Can you set down, exactly as they appear below, the lines from the opening of the material through the one bearing "const bottomNoPSAR = [0.075, 0.204, 0.122];", minus the pictures?
*-*-*
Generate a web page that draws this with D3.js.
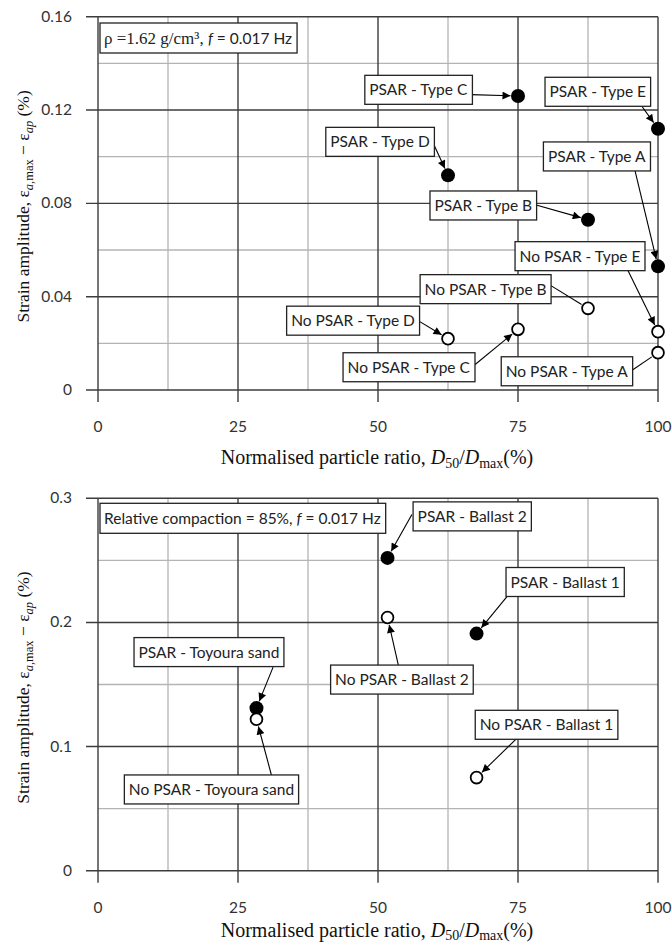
<!DOCTYPE html>
<html><head><meta charset="utf-8">
<script src="https://cdn.jsdelivr.net/npm/d3@7"></script>
<style>body{margin:0;background:#fff} svg{display:block}</style>
</head><body>
<script>
// ---------- data ----------
const xTicks = [0, 25, 50, 75, 100];
const topYTicks = [0, 0.04, 0.08, 0.12, 0.16];
const topYTickLabels = ["0", "0.04", "0.08", "0.12", "0.16"];
const bottomYTicks = [0, 0.1, 0.2, 0.3];
const bottomYTickLabels = ["0", "0.1", "0.2", "0.3"];

const topTypes = ["Type A", "Type B", "Type C", "Type D", "Type E"];
const topX = [100, 87.5, 75, 62.5, 100];
const topPSAR = [0.053, 0.073, 0.126, 0.092, 0.112];
const topNoPSAR = [0.016, 0.035, 0.026, 0.022, 0.025];

const bottomMaterials = ["Ballast 1", "Ballast 2", "Toyoura sand"];
const bottomX = [67.6, 51.7, 28.3];
const bottomPSAR = [0.191, 0.252, 0.131];
const bottomNoPSAR = [0.075, 0.204, 0.122];

// ---------- annotation layout (pixel offsets from the point) ----------
// [boxCenterDx, boxCenterDy, arrowStartDx, arrowStartDy, hasHead]
const topPSARLayout = [
  [-61.3, -109.9, -23, -95.7, true],
  [-104.7, -14.2, -52.7, -15, true],
  [-99.7, -6.2, -47.3, -1.4, true],
  [-68, -33.5, -14.3, -31, true],
  [-60.2, -36.9, -16.3, -22.7, true]
];
const topNoPSARLayout = [
  [-91.3, 18.6, -27, 18.3, false],
  [-102.4, -19.2, -38.7, -23.7, false],
  [-109.3, 37.9, -44.7, 36.7, true],
  [-95, -18, -30.3, -18.3, true],
  [-78, -75.5, -30.3, -61.7, true]
];
const bottomPSARLayout = [
  [88.6, -51.6, 30.6, -37.3, true],
  [84.7, -41.5, 24.4, -43.3, true],
  [-47.5, -56, 16.6, -41, true]
];
const bottomNoPSARLayout = [
  [70, -52.8, 40, -39, true],
  [14.4, 62.1, 11, 48.3, true],
  [-45, 70.2, 15, 56, true]
];

const W = 672, H = 945;
const svg = d3.select("body").append("svg").attr("width", W).attr("height", H);
const defs = svg.append("defs");
defs.append("marker").attr("id", "ah").attr("viewBox", "0 0 10 10")
  .attr("refX", 10).attr("refY", 5).attr("markerWidth", 9).attr("markerHeight", 8)
  .attr("markerUnits", "userSpaceOnUse").attr("orient", "auto")
  .append("path").attr("d", "M0,0 L10,5 L0,10 z").attr("fill", "#000");

const LABEL_FONT = "Lato, 'Open Sans', sans-serif";
const SERIF = "'Liberation Serif', 'Times New Roman', serif";
const LFS = 15.5;

function panel(opt) {
  const x = d3.scaleLinear().domain([0, 100]).range([98, 658]);
  const y = d3.scaleLinear().domain(opt.yDomain).range(opt.yRange);
  const g = svg.append("g");
  const yMajor = opt.yTicks;
  const step = yMajor[1] - yMajor[0];
  const yMinor = yMajor.slice(0, -1).map(v => v + step / 2);
  const xMinor = xTicks.slice(0, -1).map(v => v + 12.5);

  // minor grid
  g.selectAll(".xmin").data(xMinor).join("line")
    .attr("x1", d => x(d)).attr("x2", d => x(d)).attr("y1", y.range()[0]).attr("y2", y.range()[1])
    .attr("stroke", "#b4b4b4").attr("stroke-width", 1.3);
  g.selectAll(".ymin").data(yMinor).join("line")
    .attr("y1", d => y(d)).attr("y2", d => y(d)).attr("x1", 98).attr("x2", 658)
    .attr("stroke", "#b4b4b4").attr("stroke-width", 1.3);
  // major grid + ticks
  g.selectAll(".xmaj").data(xTicks).join("line")
    .attr("x1", d => x(d)).attr("x2", d => x(d)).attr("y1", y.range()[0] + 12).attr("y2", y.range()[1])
    .attr("stroke", "#3c3c3c").attr("stroke-width", 1.4);
  g.selectAll(".ymaj").data(yMajor).join("line")
    .attr("y1", d => y(d)).attr("y2", d => y(d)).attr("x1", 86).attr("x2", 658)
    .attr("stroke", "#3c3c3c").attr("stroke-width", 1.4);

  // tick labels
  g.selectAll(".xl").data(xTicks).join("text")
    .attr("x", d => x(d)).attr("y", y.range()[0] + 42)
    .attr("text-anchor", "middle").attr("font-family", LABEL_FONT).attr("font-size", 15.5)
    .attr("fill", "#333").text(d => d);
  g.selectAll(".yl").data(yMajor).join("text")
    .attr("x", 72).attr("y", d => y(d) + 5)
    .attr("text-anchor", "end").attr("font-family", LABEL_FONT).attr("font-size", 15.5)
    .attr("fill", "#333").text((d, i) => opt.yTickLabels[i]);

  // axis titles
  const xt = g.append("text").attr("x", 377).attr("y", y.range()[0] + opt.xTitleOff)
    .attr("text-anchor", "middle").attr("font-family", SERIF).attr("font-size", 20).attr("fill", "#111");
  xt.append("tspan").text("Normalised particle ratio, ");
  xt.append("tspan").attr("font-style", "italic").text("D");
  xt.append("tspan").attr("font-size", 14).attr("dy", 3.5).text("50");
  xt.append("tspan").attr("dy", -3.5).text("/");
  xt.append("tspan").attr("font-style", "italic").text("D");
  xt.append("tspan").attr("font-size", 14).attr("dy", 3.5).text("max");
  xt.append("tspan").attr("dy", -3.5).text("(%)");

  const cy = (y.range()[0] + y.range()[1]) / 2 + 3;
  const yt = g.append("text").attr("transform", `translate(29,${cy}) rotate(-90)`)
    .attr("text-anchor", "middle").attr("font-family", SERIF).attr("font-size", 17.5).attr("fill", "#111");
  yt.append("tspan").text("Strain amplitude, ε");
  yt.append("tspan").attr("font-size", 12.5).attr("dy", 4).attr("font-style", "italic").text("a");
  yt.append("tspan").attr("font-size", 12.5).text(",max");
  yt.append("tspan").attr("dy", -4).text(" − ε");
  yt.append("tspan").attr("font-size", 12.5).attr("dy", 4).attr("font-style", "italic").text("ap");
  yt.append("tspan").attr("dy", -4).text(" (%)");

  // annotations
  const annots = [];
  opt.names.forEach((n, i) => {
    annots.push({ label: "PSAR - " + n, px: x(opt.xs[i]), py: y(opt.psar[i]), lay: opt.psarLayout[i] });
    annots.push({ label: "No PSAR - " + n, px: x(opt.xs[i]), py: y(opt.nopsar[i]), lay: opt.nopsarLayout[i] });
  });
  const ag = g.append("g");
  annots.forEach(a => {
    const [bdx, bdy, sdx, sdy, head] = a.lay;
    const sx = a.px + sdx, sy = a.py + sdy;
    const len = Math.hypot(sdx, sdy);
    const ex = a.px + sdx / len * 7.5, ey = a.py + sdy / len * 7.5;
    const ln = ag.append("line").attr("x1", sx).attr("y1", sy).attr("x2", ex).attr("y2", ey)
      .attr("stroke", "#000").attr("stroke-width", 1.1);
    if (head) ln.attr("marker-end", "url(#ah)");
  });
  annots.forEach(a => {
    const [bdx, bdy] = a.lay;
    const cx = a.px + bdx, cyy = a.py + bdy;
    const bg = ag.append("g");
    const rect = bg.append("rect").attr("fill", "#fff").attr("stroke", "#222").attr("stroke-width", 1.3);
    const t = bg.append("text").attr("x", cx).attr("y", cyy + 5.5).attr("text-anchor", "middle")
      .attr("font-family", LABEL_FONT).attr("font-size", LFS).attr("fill", "#222").text(a.label);
    const bb = t.node().getBBox();
    rect.attr("x", bb.x - 4.5).attr("y", cyy - 14.5).attr("width", bb.width + 9).attr("height", 29);
  });

  // info box
  const ib = g.append("g");
  const ir = ib.append("rect").attr("fill", "#fff").attr("stroke", "#222").attr("stroke-width", 1.3);
  const it = ib.append("text").attr("x", 104).attr("y", opt.infoY + 5.5)
    .attr("font-family", LABEL_FONT).attr("font-size", LFS).attr("fill", "#222");
  opt.info(it);
  const ibb = it.node().getBBox();
  ir.attr("x", 100).attr("y", opt.infoY - 15).attr("width", ibb.width + 9).attr("height", 30);

  // points
  g.selectAll(".pf").data(opt.xs).join("circle")
    .attr("cx", d => x(d)).attr("cy", (d, i) => y(opt.psar[i])).attr("r", 7).attr("fill", "#000");
  g.selectAll(".po").data(opt.xs).join("circle")
    .attr("cx", d => x(d)).attr("cy", (d, i) => y(opt.nopsar[i])).attr("r", 5.9)
    .attr("fill", "#fff").attr("stroke", "#000").attr("stroke-width", 1.8);
}

panel({
  yDomain: [0, 0.16], yRange: [390, 16.7], yTicks: topYTicks, yTickLabels: topYTickLabels,
  names: topTypes, xs: topX, psar: topPSAR, nopsar: topNoPSAR,
  psarLayout: topPSARLayout, nopsarLayout: topNoPSARLayout,
  infoY: 38, xTitleOff: 74,
  info: t => {
    t.append("tspan").attr("font-family", SERIF).attr("font-size", 17).text("ρ =1.62 g/cm³, ");
    t.append("tspan").attr("font-style", "italic").text("f");
    t.append("tspan").text(" = 0.017 Hz");
  }
});
panel({
  yDomain: [0, 0.3], yRange: [870.7, 498.3], yTicks: bottomYTicks, yTickLabels: bottomYTickLabels,
  names: bottomMaterials, xs: bottomX, psar: bottomPSAR, nopsar: bottomNoPSAR,
  psarLayout: bottomPSARLayout, nopsarLayout: bottomNoPSARLayout,
  infoY: 518.3, xTitleOff: 66,
  info: t => {
    t.append("tspan").text("Relative compaction = 85%, ");
    t.append("tspan").attr("font-style", "italic").text("f");
    t.append("tspan").text(" = 0.017 Hz");
  }
});
</script>
</body></html>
*-*-*
Task solution
Generate a web page that draws this with D3.js.
<!DOCTYPE html>
<html><head><meta charset="utf-8">
<script src="https://cdn.jsdelivr.net/npm/d3@7"></script>
<style>body{margin:0;background:#fff} svg{display:block}</style>
</head><body>
<script>
// ---------- data ----------
const xTicks = [0, 25, 50, 75, 100];
const topYTicks = [0, 0.04, 0.08, 0.12, 0.16];
const topYTickLabels = ["0", "0.04", "0.08", "0.12", "0.16"];
const bottomYTicks = [0, 0.1, 0.2, 0.3];
const bottomYTickLabels = ["0", "0.1", "0.2", "0.3"];

const topTypes = ["Type A", "Type B", "Type C", "Type D", "Type E"];
const topX = [100, 87.5, 75, 62.5, 100];
const topPSAR = [0.053, 0.073, 0.126, 0.092, 0.112];
const topNoPSAR = [0.016, 0.035, 0.026, 0.022, 0.025];

const bottomMaterials = ["Ballast 1", "Ballast 2", "Toyoura sand"];
const bottomX = [67.6, 51.7, 28.3];
const bottomPSAR = [0.191, 0.252, 0.131];
const bottomNoPSAR = [0.075, 0.204, 0.122];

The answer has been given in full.